Écrit par Lepetitjournal Bucarest
Publié le 24 mai 2015, mis à jour le 25 mai 2015

La semaine dernière, nous vous annoncions le vernissage, à Bordeaux, d'une exposition sur le berceau de la marque Dacia, Mioveni. Celle-ci associe images et textes pour raconter l'histoire de cette cité ouvrière et de ses habitants dans un contexte général en Europe de fermeture d'usines qui laissent derrière elles des travailleurs au chômage, des villes en ruine et toute la culture d'une classe sociale en voie de disparition. Interview croisée des deux auteurs : Julia Beurq, la journaliste, et Anne Leroy, la photographe.

 Photo : DR

Le Petitjournal.com/Bucarest - Que raconte votre exposition ?

Julia Beurq, Anne Leroy - L'exposition propose un regard croisé, d'une journaliste et d'une photographe, sur la ville ouvrière de Mioveni. Par le biais d'un dialogue entre les textes et les images - qui sont agencés en mosaïques - nous avons voulu raconter le quotidien des habitants de Mioveni : l'organisation de la vie familiale autour des trois-huit ; la transformation de cette cité-dortoir communiste en une ville dédiée à la consommation et aux loisirs ; la difficulté d'être chômeur dans une ville où presque tout le monde travaille... Mais au delà de ces considérations locales, nous dressons en filigrane un portrait de la Roumanie actuelle.

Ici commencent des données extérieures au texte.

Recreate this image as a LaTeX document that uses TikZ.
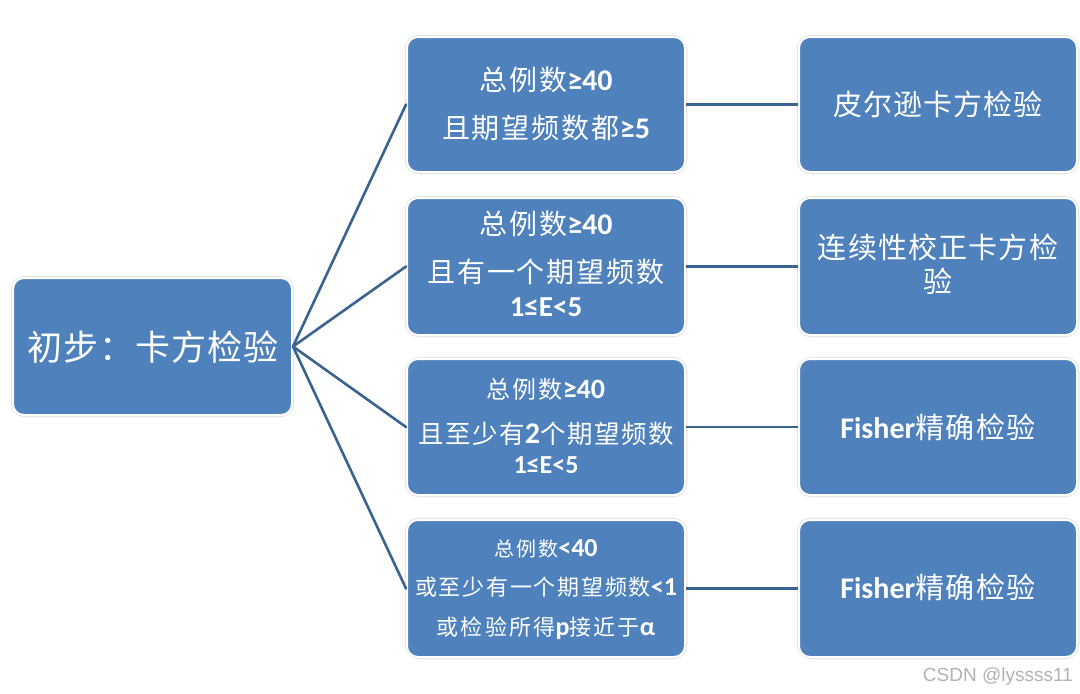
\documentclass[tikz,border=0pt]{standalone}
\usepackage{fontspec}
\setmainfont{Carlito}
\newfontfamily\cjk{Noto Sans CJK SC}
\newfontfamily\ltn{Carlito}
\newfontfamily\wm{Liberation Sans}
\newcommand\bl[2]{{\ltn\bfseries\fontsize{#1}{#1}\selectfont #2}}
\newcommand\cjf[2]{\cjk\fontsize{#1}{#1}\selectfont\addfontfeature{LetterSpace=#2}}
\definecolor{boxblue}{HTML}{4F81BD}
\definecolor{linkblue}{HTML}{3B6392}
\begin{document}
\begin{tikzpicture}[x=1pt,y=-1pt,
  box/.style={draw=white,line width=2pt,fill=boxblue,rounded corners=11pt,minimum width=278pt,inner sep=0pt},
  glow/.style={draw=black!10,line width=4.5pt,rounded corners=12pt,minimum width=278pt,inner sep=0pt},
  txt/.style={text=white,inner sep=0pt},
  link/.style={draw=linkblue,line width=2.6pt}]
\useasboundingbox (0,0) rectangle (1080,694);
\fill[white] (0,0) rectangle (1080,694);
% glows
\node[glow,minimum width=279pt,minimum height=137pt] at (152.5,346.5) {};
\foreach \y/\h in {104.5/135,266.5/137,427/136,588.5/137}{
  \node[glow,minimum height=\h pt] at (546,\y) {};
  \node[glow,minimum height=\h pt] at (938,\y) {};
}
% boxes
\node[box,minimum width=279pt,minimum height=137pt] (root) at (152.5,346.5) {};
\node[box,minimum height=135pt] (m1) at (546,104.5) {};
\node[box,minimum height=137pt] (m2) at (546,266.5) {};
\node[box,minimum height=136pt] (m3) at (546,427) {};
\node[box,minimum height=137pt] (m4) at (546,588.5) {};
\node[box,minimum height=135pt] (r1) at (938,104.5) {};
\node[box,minimum height=137pt] (r2) at (938,266.5) {};
\node[box,minimum height=136pt] (r3) at (938,427) {};
\node[box,minimum height=137pt] (r4) at (938,588.5) {};
% links
\draw[link,line cap=round] (root.east) -- (m1.west);
\draw[link,line cap=round] (root.east) -- (m2.west);
\draw[link,line cap=round] (root.east) -- (m3.west);
\draw[link,line cap=round] (root.east) -- (m4.west);
\draw[link] (m1.east) -- (r1.west);
\draw[link] (m2.east) -- (r2.west);
\draw[link] (m3.east) -- (r3.west);
\draw[link] (m4.east) -- (r4.west);
% texts
\node[txt,font=\cjf{35}{3}] (t0) at (153,347) {初步：卡方检验};
\node[txt,font=\cjf{28}{7}] (t1a) at (546,80) {总例数\bl{30}{≥40}};
\node[txt,font=\cjf{28}{7}] (t1b) at (546,128) {且期望频数都\bl{30}{≥5}};
\node[txt,font=\cjf{28}{7}] (t2a) at (546,224) {总例数\bl{30}{≥40}};
\node[txt,font=\cjf{28}{7}] (t2b) at (546,272) {且有一个期望频数};
\node[txt,font=\cjf{28}{7}] (t2c) at (546,307) {\bl{29}{1≤E<5}};
\node[txt,font=\cjf{24}{8}] (t3a) at (546,389) {总例数\bl{28}{≥40}};
\node[txt,font=\cjf{25.5}{6}] (t3b) at (546,434) {且至少有\bl{30}{2}个期望频数};
\node[txt,font=\cjf{24}{8}] (t3c) at (546,465) {\bl{26}{1≤E<5}};
\node[txt,font=\cjf{20}{10}] (t4a) at (546,549) {总例数\bl{26}{<40}};
\node[txt,font=\cjf{22}{8}] (t4b) at (546,587) {或至少有一个期望频数\bl{26}{<1}};
\node[txt,font=\cjf{22}{10}] (t4c) at (546,628) {或检验所得\bl{26}{p}接近于\bl{26}{α}};
\node[txt,font=\cjf{29}{4}] (u1) at (938,104) {皮尔逊卡方检验};
\node[txt,font=\cjf{29}{4}] (u2a) at (938,247) {连续性校正卡方检};
\node[txt,font=\cjf{29}{4}] (u2b) at (938,281) {验};
\node[txt,font=\cjf{29}{5}] (u3) at (938,427) {\bl{30}{Fisher}精确检验};
\node[txt,font=\cjf{29}{5}] (u4) at (938,587) {\bl{30}{Fisher}精确检验};
\node[text=black!30,inner sep=0pt,font=\wm\fontsize{19}{22}\selectfont,anchor=east] (wmk) at (1073,677) {CSDN @lyssss11};
\end{tikzpicture}
\end{document}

La reprise de Dacia par Renault a été amplement médiatisée ces dernières années. Des dizaines, voire des centaines de journalistes sont venus sur place pour faire des reportages. A-t-il été difficile pour vous d'apporter quelque chose de nouveau ou de différent par rapport à ce qui a été fait ?

La privatisation de Dacia a eu lieu il y a déjà quinze ans. Si les journalistes ont été présents lors du rachat, depuis, peu d'entre eux sont revenus voir ce qu'étaient advenus de la ville et de ses ouvriers. De plus, bien souvent les médias ont une approche uniquement économique, les aspects sociaux et humains sont laissés de côté. C'est pourquoi, nous avons eu envie de laisser la parole à ces ouvriers, à leurs femmes, aux retraités de l'usine, etc. 

Concrètement, comment s'est déroulé votre travail ? Les habitants de Mioveni vous ont-ils bien accueillis ou bien l'approche a été laborieuse ?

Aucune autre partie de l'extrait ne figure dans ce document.